What to do —
Copy out the line that contains "Recreate this image", the line that contains "var sub = d3.scaleBand().domain([0, 1]).range([14, bandW", and every line between them, exactly, and nothing else.

Dataset excerpts —
----

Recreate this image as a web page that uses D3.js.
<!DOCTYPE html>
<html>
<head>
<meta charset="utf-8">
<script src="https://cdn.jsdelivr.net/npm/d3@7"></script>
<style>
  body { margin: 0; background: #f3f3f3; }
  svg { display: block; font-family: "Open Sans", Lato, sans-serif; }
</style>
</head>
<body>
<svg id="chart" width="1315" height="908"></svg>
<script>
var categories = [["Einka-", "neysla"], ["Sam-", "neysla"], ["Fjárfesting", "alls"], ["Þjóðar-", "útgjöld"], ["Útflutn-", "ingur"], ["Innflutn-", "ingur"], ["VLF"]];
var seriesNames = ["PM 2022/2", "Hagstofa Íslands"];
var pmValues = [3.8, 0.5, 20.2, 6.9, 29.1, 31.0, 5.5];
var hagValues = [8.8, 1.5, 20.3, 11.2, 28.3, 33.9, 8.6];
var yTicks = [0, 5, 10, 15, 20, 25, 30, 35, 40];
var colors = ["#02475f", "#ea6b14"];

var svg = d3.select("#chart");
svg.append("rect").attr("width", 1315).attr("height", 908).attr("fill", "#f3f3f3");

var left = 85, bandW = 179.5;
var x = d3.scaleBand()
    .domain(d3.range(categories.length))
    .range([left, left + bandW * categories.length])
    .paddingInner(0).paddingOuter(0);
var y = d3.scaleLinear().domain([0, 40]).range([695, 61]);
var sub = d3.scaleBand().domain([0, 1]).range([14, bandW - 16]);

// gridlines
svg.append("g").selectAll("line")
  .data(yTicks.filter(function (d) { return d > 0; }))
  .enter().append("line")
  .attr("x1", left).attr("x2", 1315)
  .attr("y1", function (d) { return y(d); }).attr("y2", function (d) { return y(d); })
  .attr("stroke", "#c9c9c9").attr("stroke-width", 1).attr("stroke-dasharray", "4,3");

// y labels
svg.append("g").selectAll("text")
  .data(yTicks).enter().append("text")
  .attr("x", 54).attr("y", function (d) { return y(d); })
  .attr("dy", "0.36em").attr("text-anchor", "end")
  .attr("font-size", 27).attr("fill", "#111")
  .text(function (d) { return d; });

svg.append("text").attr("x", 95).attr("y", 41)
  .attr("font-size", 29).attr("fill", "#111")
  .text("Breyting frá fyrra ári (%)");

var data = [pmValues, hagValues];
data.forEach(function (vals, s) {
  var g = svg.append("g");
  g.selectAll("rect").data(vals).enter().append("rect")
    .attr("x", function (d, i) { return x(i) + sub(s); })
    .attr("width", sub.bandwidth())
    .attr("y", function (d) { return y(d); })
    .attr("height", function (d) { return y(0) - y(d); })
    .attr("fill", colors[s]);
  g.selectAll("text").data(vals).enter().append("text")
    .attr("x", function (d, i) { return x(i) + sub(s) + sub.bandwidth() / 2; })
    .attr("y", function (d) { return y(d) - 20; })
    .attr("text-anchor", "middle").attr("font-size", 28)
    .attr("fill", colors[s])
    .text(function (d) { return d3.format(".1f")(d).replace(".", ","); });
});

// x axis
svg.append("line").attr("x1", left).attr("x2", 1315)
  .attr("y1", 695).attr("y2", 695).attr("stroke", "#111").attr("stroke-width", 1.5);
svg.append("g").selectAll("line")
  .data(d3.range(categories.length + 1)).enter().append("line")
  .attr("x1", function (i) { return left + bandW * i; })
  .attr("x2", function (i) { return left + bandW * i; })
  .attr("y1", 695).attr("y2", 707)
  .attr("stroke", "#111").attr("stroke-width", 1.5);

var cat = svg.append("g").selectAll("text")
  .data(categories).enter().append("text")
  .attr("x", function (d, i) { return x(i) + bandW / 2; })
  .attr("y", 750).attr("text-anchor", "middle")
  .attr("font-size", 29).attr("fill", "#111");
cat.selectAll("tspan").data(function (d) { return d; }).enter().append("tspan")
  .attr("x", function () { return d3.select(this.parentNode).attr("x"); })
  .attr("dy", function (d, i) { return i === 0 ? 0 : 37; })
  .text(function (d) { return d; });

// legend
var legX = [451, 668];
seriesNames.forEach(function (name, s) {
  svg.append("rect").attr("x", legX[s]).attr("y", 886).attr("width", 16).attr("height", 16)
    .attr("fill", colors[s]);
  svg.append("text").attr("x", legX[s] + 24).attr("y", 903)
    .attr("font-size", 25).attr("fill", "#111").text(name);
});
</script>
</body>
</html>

----

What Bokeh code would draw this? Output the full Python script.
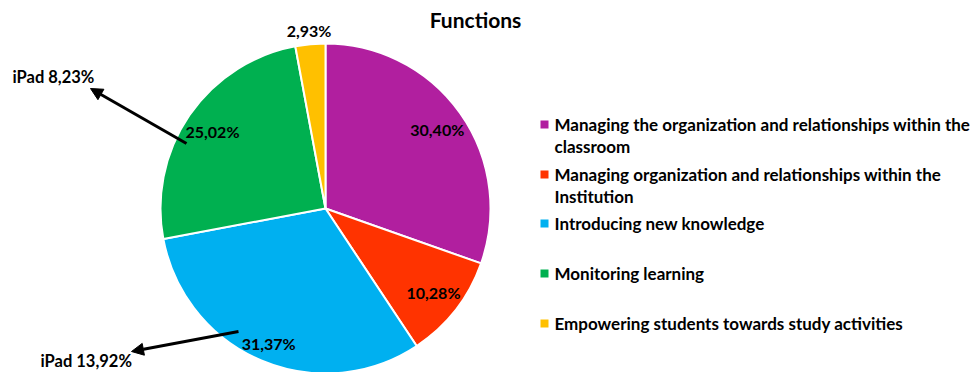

----

Finished answer —
Recreate this image as a web page that uses D3.js.
<!DOCTYPE html>
<html>
<head>
<meta charset="utf-8">
<script src="https://cdn.jsdelivr.net/npm/d3@7"></script>
<style>
  body { margin: 0; background: #f3f3f3; }
  svg { display: block; font-family: "Open Sans", Lato, sans-serif; }
</style>
</head>
<body>
<svg id="chart" width="1315" height="908"></svg>
<script>
var categories = [["Einka-", "neysla"], ["Sam-", "neysla"], ["Fjárfesting", "alls"], ["Þjóðar-", "útgjöld"], ["Útflutn-", "ingur"], ["Innflutn-", "ingur"], ["VLF"]];
var seriesNames = ["PM 2022/2", "Hagstofa Íslands"];
var pmValues = [3.8, 0.5, 20.2, 6.9, 29.1, 31.0, 5.5];
var hagValues = [8.8, 1.5, 20.3, 11.2, 28.3, 33.9, 8.6];
var yTicks = [0, 5, 10, 15, 20, 25, 30, 35, 40];
var colors = ["#02475f", "#ea6b14"];

var svg = d3.select("#chart");
svg.append("rect").attr("width", 1315).attr("height", 908).attr("fill", "#f3f3f3");

var left = 85, bandW = 179.5;
var x = d3.scaleBand()
    .domain(d3.range(categories.length))
    .range([left, left + bandW * categories.length])
    .paddingInner(0).paddingOuter(0);
var y = d3.scaleLinear().domain([0, 40]).range([695, 61]);
var sub = d3.scaleBand().domain([0, 1]).range([14, bandW - 16]);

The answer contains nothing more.